Task brief:
Restate the full set of records exactly, word for word.

Supplied data:
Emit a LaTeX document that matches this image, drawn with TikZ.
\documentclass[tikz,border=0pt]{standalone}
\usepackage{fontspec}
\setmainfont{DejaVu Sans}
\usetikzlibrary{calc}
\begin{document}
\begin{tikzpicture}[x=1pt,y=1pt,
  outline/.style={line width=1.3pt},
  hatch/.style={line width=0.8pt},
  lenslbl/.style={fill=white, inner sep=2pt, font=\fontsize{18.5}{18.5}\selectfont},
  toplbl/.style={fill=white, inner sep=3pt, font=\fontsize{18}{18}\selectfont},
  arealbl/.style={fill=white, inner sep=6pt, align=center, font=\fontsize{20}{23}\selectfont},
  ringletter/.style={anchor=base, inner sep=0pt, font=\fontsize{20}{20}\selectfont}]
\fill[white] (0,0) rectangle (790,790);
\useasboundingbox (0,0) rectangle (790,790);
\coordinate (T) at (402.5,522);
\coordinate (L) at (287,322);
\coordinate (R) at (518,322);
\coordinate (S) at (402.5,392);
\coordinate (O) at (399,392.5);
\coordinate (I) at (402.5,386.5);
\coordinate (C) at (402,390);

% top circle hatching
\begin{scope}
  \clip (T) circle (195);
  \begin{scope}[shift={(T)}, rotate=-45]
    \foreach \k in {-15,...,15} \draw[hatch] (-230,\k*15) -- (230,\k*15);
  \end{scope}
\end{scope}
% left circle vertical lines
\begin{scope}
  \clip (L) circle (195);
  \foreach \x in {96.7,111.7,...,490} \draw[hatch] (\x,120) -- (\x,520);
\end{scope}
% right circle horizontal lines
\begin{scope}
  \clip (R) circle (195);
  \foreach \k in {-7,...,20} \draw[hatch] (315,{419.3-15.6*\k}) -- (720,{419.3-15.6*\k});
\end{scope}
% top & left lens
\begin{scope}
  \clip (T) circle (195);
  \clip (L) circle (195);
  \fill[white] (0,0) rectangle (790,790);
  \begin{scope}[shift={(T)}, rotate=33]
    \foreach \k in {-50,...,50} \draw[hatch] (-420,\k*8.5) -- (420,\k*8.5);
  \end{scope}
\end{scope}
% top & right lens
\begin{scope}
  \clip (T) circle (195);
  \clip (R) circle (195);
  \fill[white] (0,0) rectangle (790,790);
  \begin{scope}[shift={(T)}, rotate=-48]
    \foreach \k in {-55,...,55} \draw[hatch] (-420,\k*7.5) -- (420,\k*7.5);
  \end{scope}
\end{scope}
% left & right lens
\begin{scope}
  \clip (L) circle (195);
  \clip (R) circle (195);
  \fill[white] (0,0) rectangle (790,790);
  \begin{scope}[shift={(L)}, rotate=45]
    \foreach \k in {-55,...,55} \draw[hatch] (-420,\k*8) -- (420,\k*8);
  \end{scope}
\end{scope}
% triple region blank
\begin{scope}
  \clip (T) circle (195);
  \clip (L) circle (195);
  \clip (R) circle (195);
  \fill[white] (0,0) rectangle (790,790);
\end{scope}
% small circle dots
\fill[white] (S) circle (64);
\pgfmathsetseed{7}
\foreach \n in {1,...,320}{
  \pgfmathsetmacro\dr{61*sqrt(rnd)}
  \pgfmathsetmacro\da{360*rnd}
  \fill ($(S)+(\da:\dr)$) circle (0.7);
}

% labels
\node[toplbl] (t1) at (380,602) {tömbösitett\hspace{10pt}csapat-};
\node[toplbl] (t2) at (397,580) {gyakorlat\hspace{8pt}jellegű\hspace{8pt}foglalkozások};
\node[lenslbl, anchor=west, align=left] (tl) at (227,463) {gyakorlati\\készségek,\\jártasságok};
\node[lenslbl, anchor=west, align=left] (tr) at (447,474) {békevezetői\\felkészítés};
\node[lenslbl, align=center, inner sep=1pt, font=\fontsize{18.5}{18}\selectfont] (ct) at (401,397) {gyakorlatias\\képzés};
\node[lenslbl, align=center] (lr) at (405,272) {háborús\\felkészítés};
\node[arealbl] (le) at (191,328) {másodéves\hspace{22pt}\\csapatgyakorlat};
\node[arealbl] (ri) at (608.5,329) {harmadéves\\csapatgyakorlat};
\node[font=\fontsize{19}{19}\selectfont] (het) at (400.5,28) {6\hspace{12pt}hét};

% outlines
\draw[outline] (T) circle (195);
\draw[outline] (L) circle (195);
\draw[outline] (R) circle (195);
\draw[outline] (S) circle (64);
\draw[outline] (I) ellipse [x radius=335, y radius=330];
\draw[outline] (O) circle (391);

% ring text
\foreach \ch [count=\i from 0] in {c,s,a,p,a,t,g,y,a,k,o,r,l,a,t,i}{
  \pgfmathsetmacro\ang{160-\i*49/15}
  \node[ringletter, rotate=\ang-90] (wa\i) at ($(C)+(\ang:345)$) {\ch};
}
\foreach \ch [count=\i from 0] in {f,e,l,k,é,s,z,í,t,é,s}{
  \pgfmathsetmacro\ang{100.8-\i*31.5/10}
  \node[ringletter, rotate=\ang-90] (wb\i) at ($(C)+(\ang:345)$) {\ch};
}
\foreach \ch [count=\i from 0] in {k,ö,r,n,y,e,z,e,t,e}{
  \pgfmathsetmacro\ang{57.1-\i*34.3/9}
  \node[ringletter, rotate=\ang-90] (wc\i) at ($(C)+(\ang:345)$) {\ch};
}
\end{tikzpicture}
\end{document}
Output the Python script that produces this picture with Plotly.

Expected answer:
Emit a LaTeX document that matches this image, drawn with TikZ.
\documentclass[tikz,border=0pt]{standalone}
\usepackage{fontspec}
\setmainfont{DejaVu Sans}
\usetikzlibrary{calc}
\begin{document}
\begin{tikzpicture}[x=1pt,y=1pt,
  outline/.style={line width=1.3pt},
  hatch/.style={line width=0.8pt},
  lenslbl/.style={fill=white, inner sep=2pt, font=\fontsize{18.5}{18.5}\selectfont},
  toplbl/.style={fill=white, inner sep=3pt, font=\fontsize{18}{18}\selectfont},
  arealbl/.style={fill=white, inner sep=6pt, align=center, font=\fontsize{20}{23}\selectfont},
  ringletter/.style={anchor=base, inner sep=0pt, font=\fontsize{20}{20}\selectfont}]
\fill[white] (0,0) rectangle (790,790);
\useasboundingbox (0,0) rectangle (790,790);
\coordinate (T) at (402.5,522);
\coordinate (L) at (287,322);
\coordinate (R) at (518,322);
\coordinate (S) at (402.5,392);
\coordinate (O) at (399,392.5);
\coordinate (I) at (402.5,386.5);
\coordinate (C) at (402,390);

% top circle hatching
\begin{scope}
  \clip (T) circle (195);
  \begin{scope}[shift={(T)}, rotate=-45]
    \foreach \k in {-15,...,15} \draw[hatch] (-230,\k*15) -- (230,\k*15);
  \end{scope}
\end{scope}
% left circle vertical lines
\begin{scope}
  \clip (L) circle (195);
  \foreach \x in {96.7,111.7,...,490} \draw[hatch] (\x,120) -- (\x,520);
\end{scope}
% right circle horizontal lines
\begin{scope}
  \clip (R) circle (195);
  \foreach \k in {-7,...,20} \draw[hatch] (315,{419.3-15.6*\k}) -- (720,{419.3-15.6*\k});
\end{scope}
% top & left lens
\begin{scope}
  \clip (T) circle (195);
  \clip (L) circle (195);
  \fill[white] (0,0) rectangle (790,790);
  \begin{scope}[shift={(T)}, rotate=33]
    \foreach \k in {-50,...,50} \draw[hatch] (-420,\k*8.5) -- (420,\k*8.5);
  \end{scope}
\end{scope}
% top & right lens
\begin{scope}
  \clip (T) circle (195);
  \clip (R) circle (195);
  \fill[white] (0,0) rectangle (790,790);
  \begin{scope}[shift={(T)}, rotate=-48]
    \foreach \k in {-55,...,55} \draw[hatch] (-420,\k*7.5) -- (420,\k*7.5);
  \end{scope}
\end{scope}
% left & right lens
\begin{scope}
  \clip (L) circle (195);
  \clip (R) circle (195);
  \fill[white] (0,0) rectangle (790,790);
  \begin{scope}[shift={(L)}, rotate=45]
    \foreach \k in {-55,...,55} \draw[hatch] (-420,\k*8) -- (420,\k*8);
  \end{scope}
\end{scope}
% triple region blank
\begin{scope}
  \clip (T) circle (195);
  \clip (L) circle (195);
  \clip (R) circle (195);
  \fill[white] (0,0) rectangle (790,790);
\end{scope}
% small circle dots
\fill[white] (S) circle (64);
\pgfmathsetseed{7}
\foreach \n in {1,...,320}{
  \pgfmathsetmacro\dr{61*sqrt(rnd)}
  \pgfmathsetmacro\da{360*rnd}
  \fill ($(S)+(\da:\dr)$) circle (0.7);
}

% labels
\node[toplbl] (t1) at (380,602) {tömbösitett\hspace{10pt}csapat-};
\node[toplbl] (t2) at (397,580) {gyakorlat\hspace{8pt}jellegű\hspace{8pt}foglalkozások};
\node[lenslbl, anchor=west, align=left] (tl) at (227,463) {gyakorlati\\készségek,\\jártasságok};
\node[lenslbl, anchor=west, align=left] (tr) at (447,474) {békevezetői\\felkészítés};
\node[lenslbl, align=center, inner sep=1pt, font=\fontsize{18.5}{18}\selectfont] (ct) at (401,397) {gyakorlatias\\képzés};
\node[lenslbl, align=center] (lr) at (405,272) {háborús\\felkészítés};
\node[arealbl] (le) at (191,328) {másodéves\hspace{22pt}\\csapatgyakorlat};
\node[arealbl] (ri) at (608.5,329) {harmadéves\\csapatgyakorlat};
\node[font=\fontsize{19}{19}\selectfont] (het) at (400.5,28) {6\hspace{12pt}hét};

% outlines
\draw[outline] (T) circle (195);
\draw[outline] (L) circle (195);
\draw[outline] (R) circle (195);
\draw[outline] (S) circle (64);
\draw[outline] (I) ellipse [x radius=335, y radius=330];
\draw[outline] (O) circle (391);

% ring text
\foreach \ch [count=\i from 0] in {c,s,a,p,a,t,g,y,a,k,o,r,l,a,t,i}{
  \pgfmathsetmacro\ang{160-\i*49/15}
  \node[ringletter, rotate=\ang-90] (wa\i) at ($(C)+(\ang:345)$) {\ch};
}
\foreach \ch [count=\i from 0] in {f,e,l,k,é,s,z,í,t,é,s}{
  \pgfmathsetmacro\ang{100.8-\i*31.5/10}
  \node[ringletter, rotate=\ang-90] (wb\i) at ($(C)+(\ang:345)$) {\ch};
}
\foreach \ch [count=\i from 0] in {k,ö,r,n,y,e,z,e,t,e}{
  \pgfmathsetmacro\ang{57.1-\i*34.3/9}
  \node[ringletter, rotate=\ang-90] (wc\i) at ($(C)+(\ang:345)$) {\ch};
}
\end{tikzpicture}
\end{document}
Output the Python script that produces this picture with Plotly.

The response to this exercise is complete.